__Exercise goal__
The required output is the block of lines from the line with "What TikZ code" to the line with "(hr) at (1084,487);", endpoints included and pictures omitted.

++++ Material provided

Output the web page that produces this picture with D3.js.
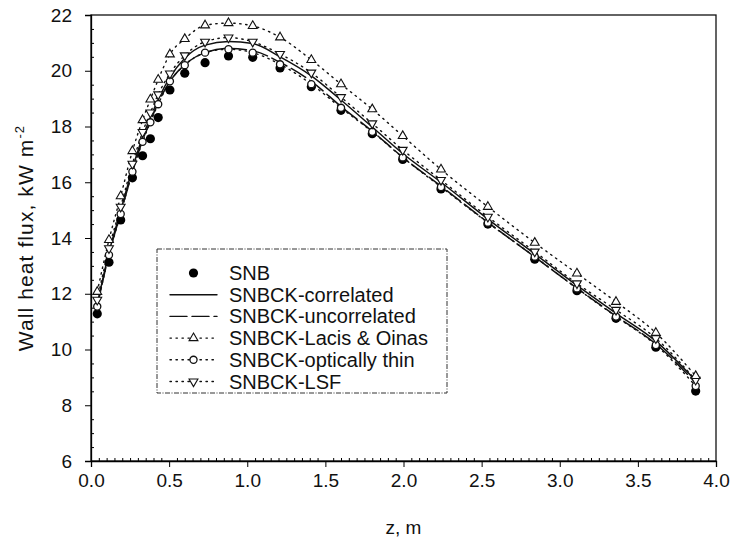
<!DOCTYPE html>
<html>
<head>
<meta charset="utf-8">
<script src="https://cdn.jsdelivr.net/npm/d3@7"></script>
<style>
  body { margin: 0; background: #fff; }
  text { font-family: "Liberation Sans", Arial, sans-serif; fill: #111; }
</style>
</head>
<body>
<div id="chart"></div>
<script>
// axial stations, m
const zValues = [0.04, 0.115, 0.19, 0.265, 0.33, 0.38, 0.43, 0.505, 0.6, 0.73, 0.88, 1.035,
                 1.21, 1.41, 1.6, 1.8, 1.995, 2.24, 2.54, 2.84, 3.11, 3.36, 3.615, 3.87];

// wall heat flux, kW m-2
const snb = [11.28, 13.13, 14.65, 16.16, 16.95, 17.56, 18.32, 19.31, 19.91, 20.29, 20.53, 20.48,
             20.1, 19.43, 18.58, 17.74, 16.82, 15.76, 14.5, 13.24, 12.11, 11.12, 10.08, 8.51];
const correlated = [11.62, 13.48, 14.98, 16.48, 17.62, 18.32, 18.97, 19.76, 20.45, 20.92, 21.05, 20.98,
                    20.5, 19.82, 18.95, 17.98, 17.03, 16.0, 14.68, 13.43, 12.3, 11.3, 10.3, 8.88];
const uncorrelated = [11.56, 13.4, 14.9, 16.36, 17.5, 18.2, 18.85, 19.62, 20.22, 20.65, 20.8, 20.72,
                      20.3, 19.62, 18.72, 17.83, 16.9, 15.86, 14.56, 13.32, 12.2, 11.2, 10.2, 8.8];
const lacis = [12.07, 13.93, 15.5, 17.12, 18.23, 18.97, 19.68, 20.59, 21.14, 21.63, 21.71, 21.61,
               21.2, 20.39, 19.52, 18.62, 17.66, 16.46, 15.12, 13.83, 12.73, 11.71, 10.6, 9.05];
const thin = [11.54, 13.39, 14.86, 16.38, 17.45, 18.15, 18.8, 19.62, 20.2, 20.65, 20.77, 20.65,
              20.23, 19.52, 18.67, 17.81, 16.89, 15.83, 14.55, 13.33, 12.19, 11.18, 10.16, 8.69];
const lsf = [11.78, 13.63, 15.12, 16.66, 17.8, 18.5, 19.15, 19.9, 20.55, 21.04, 21.19, 21.04,
             20.6, 19.93, 19.05, 18.11, 17.16, 16.08, 14.76, 13.51, 12.37, 11.42, 10.4, 8.91];

const xTicks = [0, 0.5, 1, 1.5, 2, 2.5, 3, 3.5, 4];
const yTicks = [6, 8, 10, 12, 14, 16, 18, 20, 22];
const legendNames = ['SNB', 'SNBCK-correlated', 'SNBCK-uncorrelated', 'SNBCK-Lacis & Oinas',
                     'SNBCK-optically thin', 'SNBCK-LSF'];

const width = 730, height = 546;
const svg = d3.select('#chart').append('svg')
    .attr('width', width)
    .attr('height', height);

const x = d3.scaleLinear().domain([0, 4]).range([91, 716]);
const y = d3.scaleLinear().domain([6, 22]).range([461, 15]);

// frame
svg.append('rect')
    .attr('x', x(0)).attr('y', y(22))
    .attr('width', x(4) - x(0)).attr('height', y(6) - y(22))
    .attr('fill', 'none').attr('stroke', '#111').attr('stroke-width', 1.3);

// x axis: major ticks out, minor ticks in
const xMinor = d3.range(0, 4.0001, 0.05).filter(v => Math.abs(v * 2 - Math.round(v * 2)) > 1e-6);
svg.append('g')
    .attr('transform', `translate(0,${y(6)})`)
    .call(d3.axisBottom(x).tickValues(xMinor).tickSize(-3).tickFormat(''))
    .call(g => g.select('.domain').remove());
svg.append('g')
    .attr('transform', `translate(0,${y(6)})`)
    .call(d3.axisBottom(x).tickValues(xTicks).tickSize(6).tickPadding(7).tickFormat(d3.format('.1f')))
    .call(g => g.select('.domain').attr('stroke-width', 1.3))
    .call(g => g.selectAll('text').attr('font-size', 19).attr('fill', '#111'));

const yMinor = d3.range(6, 22.0001, 0.5).filter(v => Math.abs(v / 2 - Math.round(v / 2)) > 1e-6);
svg.append('g')
    .attr('transform', `translate(${x(0)},0)`)
    .call(d3.axisLeft(y).tickValues(yMinor).tickSize(-3).tickFormat(''))
    .call(g => g.select('.domain').remove());
svg.append('g')
    .attr('transform', `translate(${x(0)},0)`)
    .call(d3.axisLeft(y).tickValues(yTicks).tickSize(6).tickPadding(13).tickFormat(d3.format('d')))
    .call(g => g.select('.domain').attr('stroke-width', 1.3))
    .call(g => g.selectAll('text').attr('font-size', 19).attr('fill', '#111'));

// axis titles
svg.append('text')
    .attr('x', (x(0) + x(4)) / 2).attr('y', 534)
    .attr('text-anchor', 'middle').attr('font-size', 19)
    .text('z, m');

const yl = svg.append('text')
    .attr('transform', `translate(33,${(y(6) + y(22)) / 2}) rotate(-90)`)
    .attr('text-anchor', 'middle').attr('font-size', 21)
    .attr('letter-spacing', 1.1);
yl.append('tspan').text('Wall heat flux, kW m');
yl.append('tspan').attr('font-size', 13).attr('dy', -9).text('-2');

// series
const series = [
    { name: legendNames[0], values: snb, line: null, marker: 'snb' },
    { name: legendNames[1], values: correlated, line: 'none', marker: null },
    { name: legendNames[2], values: uncorrelated, line: '17,5', marker: null },
    { name: legendNames[3], values: lacis, line: '1.4,4.6', marker: 'up' },
    { name: legendNames[4], values: thin, line: '1.4,4.6', marker: 'circle' },
    { name: legendNames[5], values: lsf, line: '1.4,4.6', marker: 'down' }
];

const line = d3.line()
    .x((d, i) => x(zValues[i]))
    .y(d => y(d))
    .curve(d3.curveMonotoneX);

const triUp = d3.symbol().type(d3.symbolTriangle).size(34);
const circ = d3.symbol().type(d3.symbolCircle).size(40);

function drawMarker(g, type, cx, cy) {
    if (type === 'snb') {
        g.append('circle').attr('cx', cx).attr('cy', cy).attr('r', 4.6).attr('fill', '#000');
    } else if (type === 'circle') {
        g.append('path').attr('d', circ).attr('transform', `translate(${cx},${cy})`)
            .attr('fill', '#fff').attr('stroke', '#111').attr('stroke-width', 1.3);
    } else {
        const rot = type === 'down' ? 180 : 0;
        g.append('path').attr('d', triUp).attr('transform', `translate(${cx},${cy}) rotate(${rot})`)
            .attr('fill', '#fff').attr('stroke', '#111').attr('stroke-width', 1.1);
    }
}

const plot = svg.append('g');
series.filter(s => s.line !== null).forEach(s => {
    plot.append('path')
        .datum(s.values)
        .attr('d', line)
        .attr('fill', 'none')
        .attr('stroke', '#111')
        .attr('stroke-width', s.marker ? 1.4 : 1.5)
        .attr('stroke-dasharray', s.line === 'none' ? null : s.line)
        .attr('stroke-linecap', 'round');
});

['snb', 'circle', 'down', 'up'].forEach(type => {
    const s = series.find(d => d.marker === type);
    s.values.forEach((v, i) => drawMarker(plot, type, x(zValues[i]), y(v)));
});

// legend
const lg = svg.append('g');
lg.append('rect')
    .attr('x', 157).attr('y', 249).attr('width', 290).attr('height', 144)
    .attr('fill', '#fff').attr('stroke', '#333').attr('stroke-width', 1)
    .attr('stroke-dasharray', '5,1.5,1,1.5');

series.forEach((s, i) => {
    const ly = 273 + i * 21.7;
    if (s.line !== null) {
        lg.append('line')
            .attr('x1', 170).attr('x2', 217).attr('y1', ly).attr('y2', ly)
            .attr('stroke', '#111').attr('stroke-width', 1.4)
            .attr('stroke-dasharray', s.line === 'none' ? null : s.line)
            .attr('stroke-linecap', 'round');
    }
    if (s.marker) drawMarker(lg, s.marker, 193.5, ly);
    lg.append('text')
        .attr('x', 229).attr('y', ly + 7)
        .attr('font-size', 20)
        .text(s.name);
});
</script>
</body>
</html>
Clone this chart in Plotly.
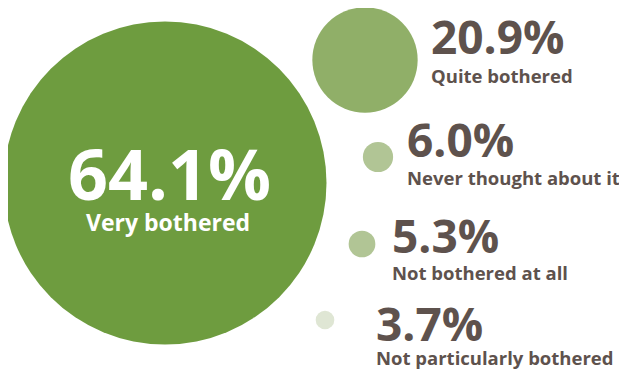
import plotly.graph_objects as go

# survey shares (%)
labels = ["Very bothered", "Quite bothered", "Never thought about it",
          "Not bothered at all", "Not particularly bothered"]
values = [64.1, 20.9, 6.0, 5.3, 3.7]
colors = ["#6e9c3f", "#90af68", "#b1c595", "#b1c595", "#dfe6d4"]

# bubble layout on a 627x370 canvas (pixel-like axis units)
cx = [165, 365, 378, 362, 325]
cy = [183, 60, 157, 244, 320]
# right-hand labels: left edge, centre of the number, centre of the caption
lab_x = [None, 429, 405, 390, 374]
num_y = [None, 36, 139, 235, 323]
cap_y = [None, 75, 177, 272, 357]

px_per_pct = 323 / 64.1  # bubble diameter scales with the share
TXT = "#5e524d"
FONT = "Open Sans"

fig = go.Figure(go.Scatter(
    x=cx, y=cy, mode="markers",
    marker=dict(size=[v * px_per_pct for v in values], sizemode="diameter",
                color=colors, line=dict(width=0), opacity=1),
    hoverinfo="skip", showlegend=False, cliponaxis=False,
))

# big bubble label, inside the circle
fig.add_annotation(x=169, y=173, text=f"<b>{values[0]}%</b>", showarrow=False,
                   yanchor="middle", font=dict(family=FONT, size=70, color="white"))
fig.add_annotation(x=168, y=222, text=f"<b>{labels[0]}</b>", showarrow=False,
                   yanchor="middle", font=dict(family=FONT, size=23, color="white"))

# the rest sit to the right of their bubbles
for i in range(1, len(values)):
    fig.add_annotation(x=lab_x[i], y=num_y[i], text=f"<b>{values[i]:.1f}%</b>", showarrow=False,
                       xanchor="left", yanchor="middle",
                       font=dict(family=FONT, size=46, color=TXT))
    fig.add_annotation(x=lab_x[i], y=cap_y[i], text=f"<b>{labels[i]}</b>", showarrow=False,
                       xanchor="left", yanchor="middle",
                       font=dict(family=FONT, size=18.5, color=TXT))

# page body has an 8px margin, so shift the axes to keep units = screen pixels
fig.update_layout(
    width=627, height=370,
    margin=dict(l=0, r=0, t=0, b=0),
    paper_bgcolor="white", plot_bgcolor="white",
    xaxis=dict(range=[8, 635], visible=False, fixedrange=True),
    yaxis=dict(range=[378, 8], visible=False, fixedrange=True),
)

fig.write_html("out.html")
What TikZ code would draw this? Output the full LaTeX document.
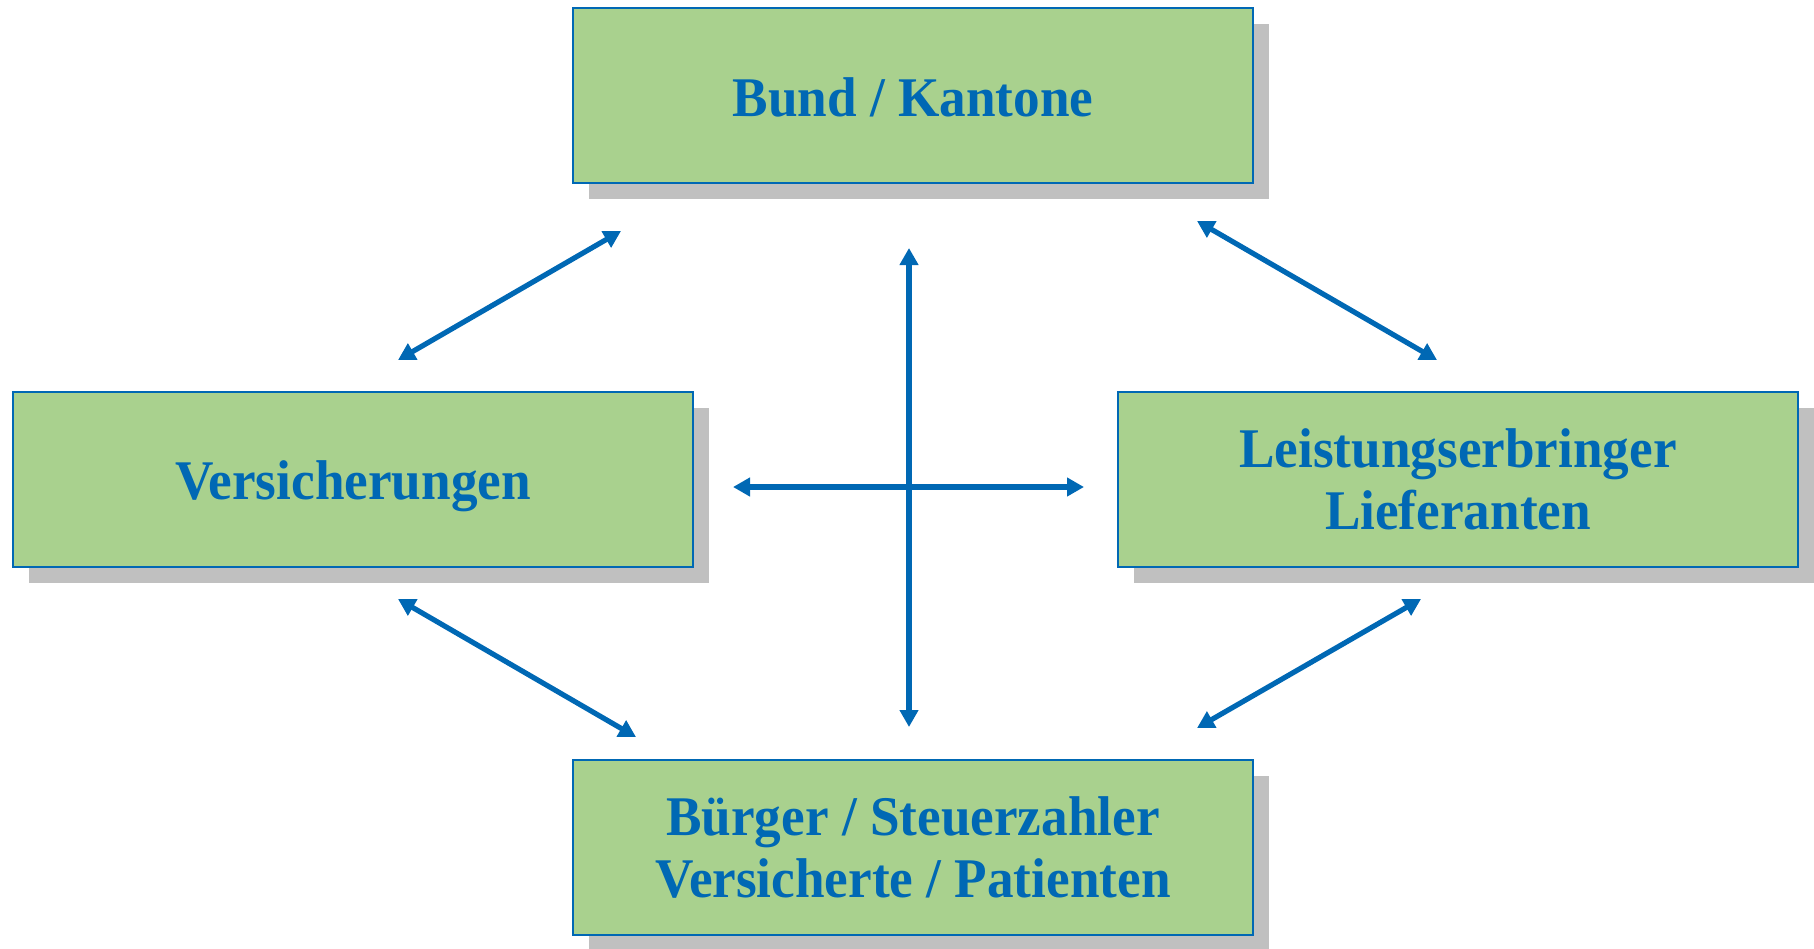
\documentclass[tikz,border=0pt]{standalone}
\usepackage{fontspec}
\setmainfont{Liberation Serif}
\newfontfamily\boxfont[FakeStretch=0.95]{Liberation Serif}
\usepackage{tikz}
\usetikzlibrary{arrows.meta, shadows}
\usepackage{xcolor}

\definecolor{boxgreen}{RGB}{169,209,142}
\definecolor{linkblue}{RGB}{0,104,180}
\definecolor{shadowgray}{RGB}{192,192,192}

\begin{document}
\begin{tikzpicture}[
    x=0.5pt, y=-0.5pt,
    box/.style={rectangle, draw=linkblue, line width=1pt, fill=boxgreen, minimum width=340pt, minimum height=87.5pt, align=center, text=linkblue, font=\boxfont\bfseries\fontsize{28}{31}\selectfont, drop shadow={shadow xshift=8pt, shadow yshift=-8pt, fill=shadowgray, opacity=1}},
    oneline/.style={text height=21pt, text depth=0.5pt},
    arrow/.style={{Triangle[length=8.5pt,width=9pt]}-{Triangle[length=8.5pt,width=9pt]}, line width=2.6pt, draw=linkblue}
]
\useasboundingbox (0,0) rectangle (1814,948);

\node[box, oneline] (bund) at (913,95.5) {Bund / Kantone};
\node[box, oneline] (vers) at (353,479) {Versicherungen};
\node[box] (leist) at (1458,479) {Leistungserbringer\\Lieferanten};
\node[box] (buerger) at (913,847) {Bürger / Steuerzahler\\Versicherte / Patienten};

% arrow end points
\coordinate (tl1) at (398,360);
\coordinate (tl2) at (621,231);
\coordinate (tr1) at (1197,221);
\coordinate (tr2) at (1437,360);
\coordinate (bl1) at (398,599);
\coordinate (bl2) at (636,737);
\coordinate (br1) at (1197,728);
\coordinate (br2) at (1421,599);
\coordinate (vt) at (909,248);
\coordinate (vb) at (909,727);
\coordinate (hl) at (733,487);
\coordinate (hr) at (1084,487);

\draw[arrow] (tl1) -- (tl2);
\draw[arrow] (tr1) -- (tr2);
\draw[arrow] (bl1) -- (bl2);
\draw[arrow] (br1) -- (br2);
\draw[arrow] (vt) -- (vb);
\draw[arrow] (hl) -- (hr);

\end{tikzpicture}
\end{document}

++++++++

__Exercise output__
What TikZ code would draw this? Output the full LaTeX document.
\documentclass[tikz,border=0pt]{standalone}
\usepackage{fontspec}
\setmainfont{Liberation Serif}
\newfontfamily\boxfont[FakeStretch=0.95]{Liberation Serif}
\usepackage{tikz}
\usetikzlibrary{arrows.meta, shadows}
\usepackage{xcolor}

\definecolor{boxgreen}{RGB}{169,209,142}
\definecolor{linkblue}{RGB}{0,104,180}
\definecolor{shadowgray}{RGB}{192,192,192}

\begin{document}
\begin{tikzpicture}[
    x=0.5pt, y=-0.5pt,
    box/.style={rectangle, draw=linkblue, line width=1pt, fill=boxgreen, minimum width=340pt, minimum height=87.5pt, align=center, text=linkblue, font=\boxfont\bfseries\fontsize{28}{31}\selectfont, drop shadow={shadow xshift=8pt, shadow yshift=-8pt, fill=shadowgray, opacity=1}},
    oneline/.style={text height=21pt, text depth=0.5pt},
    arrow/.style={{Triangle[length=8.5pt,width=9pt]}-{Triangle[length=8.5pt,width=9pt]}, line width=2.6pt, draw=linkblue}
]
\useasboundingbox (0,0) rectangle (1814,948);

\node[box, oneline] (bund) at (913,95.5) {Bund / Kantone};
\node[box, oneline] (vers) at (353,479) {Versicherungen};
\node[box] (leist) at (1458,479) {Leistungserbringer\\Lieferanten};
\node[box] (buerger) at (913,847) {Bürger / Steuerzahler\\Versicherte / Patienten};

% arrow end points
\coordinate (tl1) at (398,360);
\coordinate (tl2) at (621,231);
\coordinate (tr1) at (1197,221);
\coordinate (tr2) at (1437,360);
\coordinate (bl1) at (398,599);
\coordinate (bl2) at (636,737);
\coordinate (br1) at (1197,728);
\coordinate (br2) at (1421,599);
\coordinate (vt) at (909,248);
\coordinate (vb) at (909,727);
\coordinate (hl) at (733,487);
\coordinate (hr) at (1084,487);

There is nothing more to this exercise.